Information shown —
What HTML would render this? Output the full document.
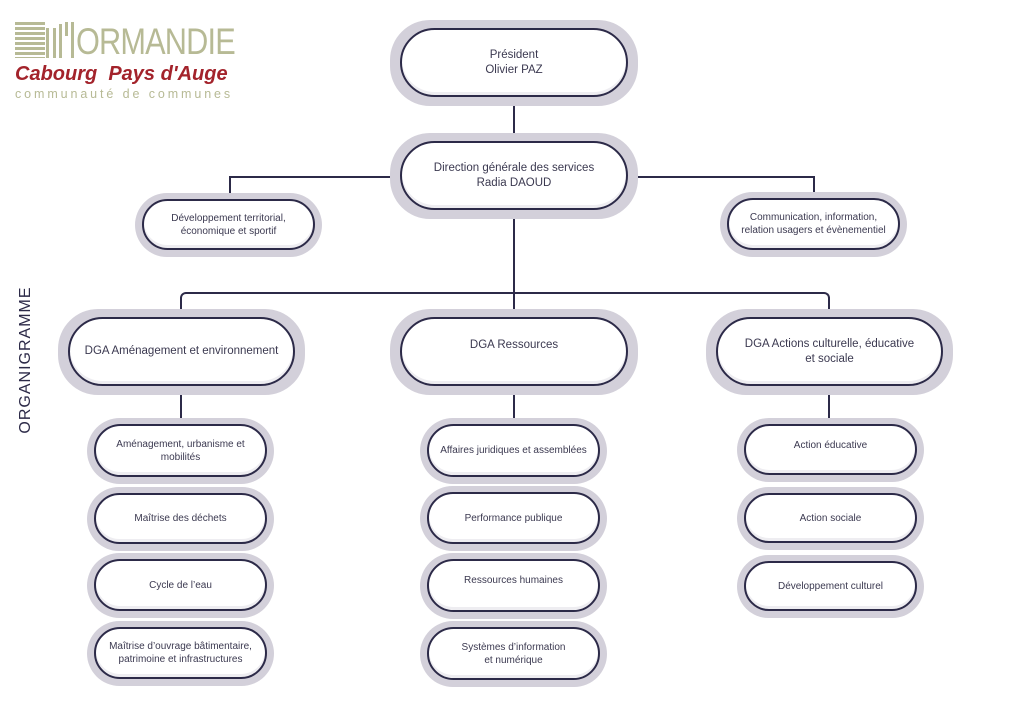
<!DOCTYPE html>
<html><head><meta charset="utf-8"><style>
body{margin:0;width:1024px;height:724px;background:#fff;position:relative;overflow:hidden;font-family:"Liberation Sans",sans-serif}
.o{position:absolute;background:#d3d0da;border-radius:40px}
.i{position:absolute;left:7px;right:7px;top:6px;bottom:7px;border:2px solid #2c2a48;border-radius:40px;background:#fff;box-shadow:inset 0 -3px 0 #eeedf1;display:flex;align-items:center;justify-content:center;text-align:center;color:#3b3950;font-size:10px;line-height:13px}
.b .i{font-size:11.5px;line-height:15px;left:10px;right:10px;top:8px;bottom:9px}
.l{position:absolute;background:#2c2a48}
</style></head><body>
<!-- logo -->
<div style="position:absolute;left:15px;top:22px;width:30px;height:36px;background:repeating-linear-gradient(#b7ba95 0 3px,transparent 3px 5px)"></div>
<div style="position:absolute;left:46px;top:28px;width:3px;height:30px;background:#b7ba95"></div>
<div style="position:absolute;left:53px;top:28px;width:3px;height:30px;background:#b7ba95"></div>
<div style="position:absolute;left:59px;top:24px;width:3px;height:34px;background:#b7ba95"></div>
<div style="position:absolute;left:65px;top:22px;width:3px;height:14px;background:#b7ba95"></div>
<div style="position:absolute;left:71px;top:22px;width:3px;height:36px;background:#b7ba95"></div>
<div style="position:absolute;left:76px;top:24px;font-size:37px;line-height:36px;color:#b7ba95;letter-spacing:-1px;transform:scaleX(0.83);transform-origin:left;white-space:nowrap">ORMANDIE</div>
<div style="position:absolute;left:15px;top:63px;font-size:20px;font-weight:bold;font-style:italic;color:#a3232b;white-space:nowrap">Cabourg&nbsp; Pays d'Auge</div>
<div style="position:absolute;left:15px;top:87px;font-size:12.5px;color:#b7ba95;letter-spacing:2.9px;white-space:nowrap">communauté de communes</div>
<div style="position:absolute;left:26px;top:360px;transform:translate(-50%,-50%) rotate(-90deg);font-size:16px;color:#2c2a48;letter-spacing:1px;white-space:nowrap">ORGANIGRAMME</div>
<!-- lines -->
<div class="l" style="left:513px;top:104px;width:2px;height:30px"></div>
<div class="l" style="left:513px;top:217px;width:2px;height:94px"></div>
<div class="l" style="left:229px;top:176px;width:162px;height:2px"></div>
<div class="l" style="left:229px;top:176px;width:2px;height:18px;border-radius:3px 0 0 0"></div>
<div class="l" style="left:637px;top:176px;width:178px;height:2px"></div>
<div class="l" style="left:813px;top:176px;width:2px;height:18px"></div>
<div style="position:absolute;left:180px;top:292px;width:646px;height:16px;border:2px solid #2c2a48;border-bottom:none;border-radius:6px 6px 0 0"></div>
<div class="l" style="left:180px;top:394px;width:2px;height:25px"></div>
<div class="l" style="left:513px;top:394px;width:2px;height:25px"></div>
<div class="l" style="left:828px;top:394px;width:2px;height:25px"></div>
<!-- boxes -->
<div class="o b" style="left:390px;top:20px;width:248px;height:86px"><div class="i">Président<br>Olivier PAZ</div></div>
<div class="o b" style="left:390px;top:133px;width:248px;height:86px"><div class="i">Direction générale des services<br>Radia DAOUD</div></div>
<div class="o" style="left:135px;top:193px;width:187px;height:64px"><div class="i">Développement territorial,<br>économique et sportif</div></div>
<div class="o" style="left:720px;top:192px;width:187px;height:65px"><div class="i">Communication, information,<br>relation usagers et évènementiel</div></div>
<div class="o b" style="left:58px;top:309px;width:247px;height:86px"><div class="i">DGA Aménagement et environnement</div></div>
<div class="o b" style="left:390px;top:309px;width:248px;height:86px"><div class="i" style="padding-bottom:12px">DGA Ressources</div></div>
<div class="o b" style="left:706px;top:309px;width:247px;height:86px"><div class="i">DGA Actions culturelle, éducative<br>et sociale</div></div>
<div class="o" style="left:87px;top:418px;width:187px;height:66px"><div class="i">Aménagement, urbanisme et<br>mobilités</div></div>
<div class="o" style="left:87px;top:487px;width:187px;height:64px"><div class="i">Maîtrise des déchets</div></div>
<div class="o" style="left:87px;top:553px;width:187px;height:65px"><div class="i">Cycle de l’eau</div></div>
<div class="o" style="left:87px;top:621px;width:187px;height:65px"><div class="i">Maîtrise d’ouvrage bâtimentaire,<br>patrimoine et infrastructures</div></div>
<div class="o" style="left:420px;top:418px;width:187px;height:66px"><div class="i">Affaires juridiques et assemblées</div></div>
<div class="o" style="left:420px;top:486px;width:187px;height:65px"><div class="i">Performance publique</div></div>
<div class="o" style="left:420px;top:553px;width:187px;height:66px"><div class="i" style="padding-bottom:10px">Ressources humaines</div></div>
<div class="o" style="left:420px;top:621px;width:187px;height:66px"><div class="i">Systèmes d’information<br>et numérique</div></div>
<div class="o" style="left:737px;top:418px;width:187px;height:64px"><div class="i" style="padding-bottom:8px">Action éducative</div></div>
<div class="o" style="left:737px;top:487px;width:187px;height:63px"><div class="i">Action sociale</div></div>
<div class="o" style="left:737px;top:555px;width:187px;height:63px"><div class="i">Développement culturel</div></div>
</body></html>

Do this — Repeat the material above in full and unchanged, minus its images.

Solution —
What HTML would render this? Output the full document.
<!DOCTYPE html>
<html><head><meta charset="utf-8"><style>
body{margin:0;width:1024px;height:724px;background:#fff;position:relative;overflow:hidden;font-family:"Liberation Sans",sans-serif}
.o{position:absolute;background:#d3d0da;border-radius:40px}
.i{position:absolute;left:7px;right:7px;top:6px;bottom:7px;border:2px solid #2c2a48;border-radius:40px;background:#fff;box-shadow:inset 0 -3px 0 #eeedf1;display:flex;align-items:center;justify-content:center;text-align:center;color:#3b3950;font-size:10px;line-height:13px}
.b .i{font-size:11.5px;line-height:15px;left:10px;right:10px;top:8px;bottom:9px}
.l{position:absolute;background:#2c2a48}
</style></head><body>
<!-- logo -->
<div style="position:absolute;left:15px;top:22px;width:30px;height:36px;background:repeating-linear-gradient(#b7ba95 0 3px,transparent 3px 5px)"></div>
<div style="position:absolute;left:46px;top:28px;width:3px;height:30px;background:#b7ba95"></div>
<div style="position:absolute;left:53px;top:28px;width:3px;height:30px;background:#b7ba95"></div>
<div style="position:absolute;left:59px;top:24px;width:3px;height:34px;background:#b7ba95"></div>
<div style="position:absolute;left:65px;top:22px;width:3px;height:14px;background:#b7ba95"></div>
<div style="position:absolute;left:71px;top:22px;width:3px;height:36px;background:#b7ba95"></div>
<div style="position:absolute;left:76px;top:24px;font-size:37px;line-height:36px;color:#b7ba95;letter-spacing:-1px;transform:scaleX(0.83);transform-origin:left;white-space:nowrap">ORMANDIE</div>
<div style="position:absolute;left:15px;top:63px;font-size:20px;font-weight:bold;font-style:italic;color:#a3232b;white-space:nowrap">Cabourg&nbsp; Pays d'Auge</div>
<div style="position:absolute;left:15px;top:87px;font-size:12.5px;color:#b7ba95;letter-spacing:2.9px;white-space:nowrap">communauté de communes</div>
<div style="position:absolute;left:26px;top:360px;transform:translate(-50%,-50%) rotate(-90deg);font-size:16px;color:#2c2a48;letter-spacing:1px;white-space:nowrap">ORGANIGRAMME</div>
<!-- lines -->
<div class="l" style="left:513px;top:104px;width:2px;height:30px"></div>
<div class="l" style="left:513px;top:217px;width:2px;height:94px"></div>
<div class="l" style="left:229px;top:176px;width:162px;height:2px"></div>
<div class="l" style="left:229px;top:176px;width:2px;height:18px;border-radius:3px 0 0 0"></div>
<div class="l" style="left:637px;top:176px;width:178px;height:2px"></div>
<div class="l" style="left:813px;top:176px;width:2px;height:18px"></div>
<div style="position:absolute;left:180px;top:292px;width:646px;height:16px;border:2px solid #2c2a48;border-bottom:none;border-radius:6px 6px 0 0"></div>
<div class="l" style="left:180px;top:394px;width:2px;height:25px"></div>
<div class="l" style="left:513px;top:394px;width:2px;height:25px"></div>
<div class="l" style="left:828px;top:394px;width:2px;height:25px"></div>
<!-- boxes -->
<div class="o b" style="left:390px;top:20px;width:248px;height:86px"><div class="i">Président<br>Olivier PAZ</div></div>
<div class="o b" style="left:390px;top:133px;width:248px;height:86px"><div class="i">Direction générale des services<br>Radia DAOUD</div></div>
<div class="o" style="left:135px;top:193px;width:187px;height:64px"><div class="i">Développement territorial,<br>économique et sportif</div></div>
<div class="o" style="left:720px;top:192px;width:187px;height:65px"><div class="i">Communication, information,<br>relation usagers et évènementiel</div></div>
<div class="o b" style="left:58px;top:309px;width:247px;height:86px"><div class="i">DGA Aménagement et environnement</div></div>
<div class="o b" style="left:390px;top:309px;width:248px;height:86px"><div class="i" style="padding-bottom:12px">DGA Ressources</div></div>
<div class="o b" style="left:706px;top:309px;width:247px;height:86px"><div class="i">DGA Actions culturelle, éducative<br>et sociale</div></div>
<div class="o" style="left:87px;top:418px;width:187px;height:66px"><div class="i">Aménagement, urbanisme et<br>mobilités</div></div>
<div class="o" style="left:87px;top:487px;width:187px;height:64px"><div class="i">Maîtrise des déchets</div></div>
<div class="o" style="left:87px;top:553px;width:187px;height:65px"><div class="i">Cycle de l’eau</div></div>
<div class="o" style="left:87px;top:621px;width:187px;height:65px"><div class="i">Maîtrise d’ouvrage bâtimentaire,<br>patrimoine et infrastructures</div></div>
<div class="o" style="left:420px;top:418px;width:187px;height:66px"><div class="i">Affaires juridiques et assemblées</div></div>
<div class="o" style="left:420px;top:486px;width:187px;height:65px"><div class="i">Performance publique</div></div>
<div class="o" style="left:420px;top:553px;width:187px;height:66px"><div class="i" style="padding-bottom:10px">Ressources humaines</div></div>
<div class="o" style="left:420px;top:621px;width:187px;height:66px"><div class="i">Systèmes d’information<br>et numérique</div></div>
<div class="o" style="left:737px;top:418px;width:187px;height:64px"><div class="i" style="padding-bottom:8px">Action éducative</div></div>
<div class="o" style="left:737px;top:487px;width:187px;height:63px"><div class="i">Action sociale</div></div>
<div class="o" style="left:737px;top:555px;width:187px;height:63px"><div class="i">Développement culturel</div></div>
</body></html>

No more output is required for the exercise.